Let it no longer be true that: No one calls for justice; no one pleads a case with integrity. They rely on empty arguments, they utter lies; they conceive trouble and give birth to evil. Isaiah 59:4
It alarms me that our culture is so crippled by fear. The white men who are quick to take black lives claim they feared the loss of their own lives. Fear is not a lens through which any of us can see clearly. We can not let fear dictate our actions. We must disarm the fear that is derailing our culture.
For me, it’s been the fear of offending that’s kept me from speaking out before now. My voice is small and insignificant. But in not speaking, I run the risk of being counted among the masses who are satisfied with the continuation of white privilege. Please don’t count me in. These words I’ve written won’t change anything. But they’ve been burning inside of me and I had to get them out.
Beyond the words, I’m doing the only things I know to – teaching my children not to fear and praying.
Here’s what my prayers sound like:
Father God, forgive me for participating in a structure that evaluates the worth of individuals based on the colour of their skin. Forgive me for benefiting from a system that places me above my brothers and sisters. Remove from me the mindset that says this is alright. I recognize that we are all made in Your image. You intentionally created differences in appearance to fully capture who You are. Teach me to rejoice in the diversity while fully embracing those who don’t share my appearance.

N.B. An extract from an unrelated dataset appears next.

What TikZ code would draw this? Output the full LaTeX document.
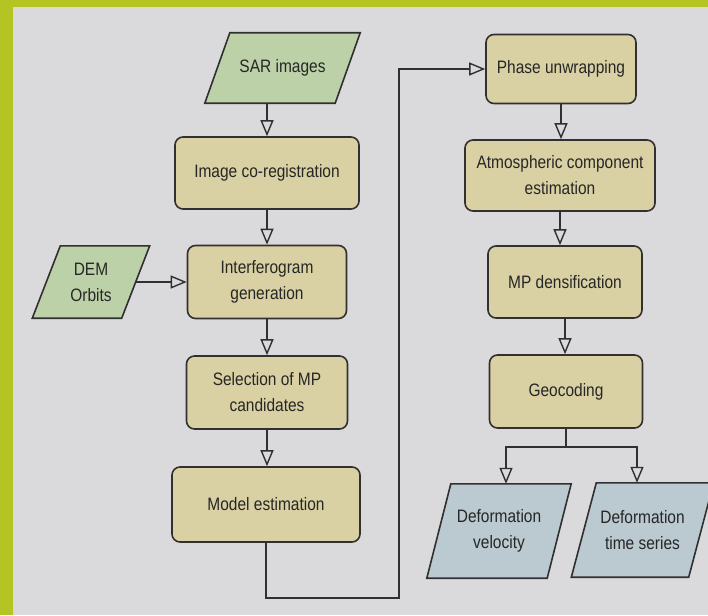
\documentclass[tikz,border=0pt]{standalone}
\usepackage{fontspec}
\setmainfont{Liberation Sans}[FakeStretch=0.86]
\usetikzlibrary{arrows.meta,calc}
\definecolor{framegreen}{HTML}{B3C423}
\definecolor{pagegray}{HTML}{DAD9DC}
\definecolor{boxtan}{HTML}{D9D1A3}
\definecolor{paragreen}{HTML}{BDD1A8}
\definecolor{parablue}{HTML}{BACAD0}
\definecolor{inkgray}{HTML}{303030}
\definecolor{txtgray}{HTML}{262626}
\pgfdeclarelayer{paper}
\pgfdeclarelayer{shapes}
\pgfsetlayers{paper,shapes,main}
\newcommand{\paragram}[3]{%
  \begin{pgfonlayer}{shapes}
  \filldraw[fill=#2, draw=inkgray, line width=1.6pt, line join=miter]
    ($(#1.south west)+(-#3,0)$) -- ($(#1.south east)+(-#3,0)$) --
    ($(#1.north east)+(#3,0)$) -- ($(#1.north west)+(#3,0)$) -- cycle;
  \end{pgfonlayer}}
\begin{document}
\begin{tikzpicture}[x=1pt,y=-1pt,
  every node/.style={text=txtgray, font=\fontsize{18}{26}\selectfont, align=center, inner sep=0pt},
  stepbox/.style={draw=inkgray, line width=1.6pt, fill=boxtan, rounded corners=8pt},
  dataslot/.style={draw=none},
  conn/.style={draw=inkgray, line width=1.6pt},
  arr/.style={conn, -{Triangle[open, length=16pt, width=13pt, line width=1.4pt]}}]
% page and frame
\begin{pgfonlayer}{paper}
\fill[framegreen] (0,0) rectangle (708,615);
\fill[pagegray] (13,7) rectangle (708,615);
\end{pgfonlayer}
\useasboundingbox (0,0) rectangle (708,615);
% left column
\node[dataslot, minimum width=130pt, minimum height=70pt] (sar) at (282.5,68) {SAR images};
\node[stepbox, minimum width=184pt, minimum height=72pt] (ico) at (267,173) {Image co-registration};
\node[stepbox, minimum width=159pt, minimum height=73pt] (ifg) at (267,282) {Interferogram\\generation};
\node[dataslot, minimum width=89pt, minimum height=72pt] (dem) at (91,282) {DEM\\Orbits};
\node[stepbox, minimum width=161pt, minimum height=73pt] (sel) at (267,392.5) {Selection of MP\\candidates};
\node[stepbox, minimum width=188pt, minimum height=75pt] (mod) at (266,504.5) {Model estimation};
% right column
\node[stepbox, minimum width=150pt, minimum height=69pt] (pu) at (561,69) {Phase unwrapping};
\node[stepbox, minimum width=190pt, minimum height=71pt] (atm) at (560,175.5) {Atmospheric component\\estimation};
\node[stepbox, minimum width=154pt, minimum height=72pt] (mpd) at (565,282) {MP densification};
\node[stepbox, minimum width=153pt, minimum height=73pt] (geo) at (566,391.5) {Geocoding};
\node[dataslot, minimum width=120pt, minimum height=94pt] (dv) at (499,531) {Deformation\\velocity};
\node[dataslot, minimum width=117pt, minimum height=94pt] (dts) at (642.5,530) {Deformation\\time series};
% parallelogram outlines
\paragram{sar}{paragreen}{12.5}
\paragram{dem}{paragreen}{14}
\paragram{dv}{parablue}{12}
\paragram{dts}{parablue}{12.5}
% connectors
\draw[arr] (sar.south -| ico.north) -- (ico.north);
\draw[arr] (ico.south) -- (ifg.north);
\draw[arr] (dem.east) -- (ifg.west);
\draw[arr] (ifg.south) -- (sel.north);
\draw[arr] (sel.south) -- (sel.south |- mod.north);
\coordinate (c1) at (266,598);
\coordinate (c2) at (399,598);
\draw[arr] (mod.south) -- (c1) -- (c2) |- (pu.west);
\draw[arr] (pu.south) -- (pu.south |- atm.north);
\draw[arr] (atm.south) -- (atm.south |- mpd.north);
\draw[arr] (mpd.south) -- (mpd.south |- geo.north);
\coordinate (sp) at (566,447);
\coordinate (spl) at (506,447);
\coordinate (spr) at (637,447);
\draw[conn] (geo.south) -- (sp);
\draw[arr] (sp) -- (spl) -- (spl |- dv.north);
\draw[arr] (sp) -- (spr) -- (spr |- dts.north);
\end{tikzpicture}
\end{document}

Break off of me the belief that I am powerless to change things. I seek the scepter of Your justice in my life. Holy Spirit, I invite You to illuminate any wrong attitudes, racism, prejudice, or malice that exist in me. As You reveal these things, I am committed to removing them from my being.
Open my eyes to see as You see. Black lives matter to You. I choose to live in a manner that confirms this truth. Forgive us for arguing against this truth. Forgive us for wanting to ignore the breaking of Your heart. You weep over the blood that is being spilt. Let us not add to Your suffering by our response. We choose to break off apathy and ignorance that have prevented us from acting. We join our voice with Yours in calling for justice. We choose to no longer be content with freedom for some. We seek freedom for all. Let us no longer live in the poverty that separation brings. Let us know the rich blessing of unity.
I ask for wisdom and divine strategies. I don’t know how to solve this, but You do. Thank you for the opportunity to partner with You. Enable me to respond and serve in a manner that establishes Your kingdom. Let the justice of Your kingdom be established in me and enable me to bring it to the culture I’m a part of.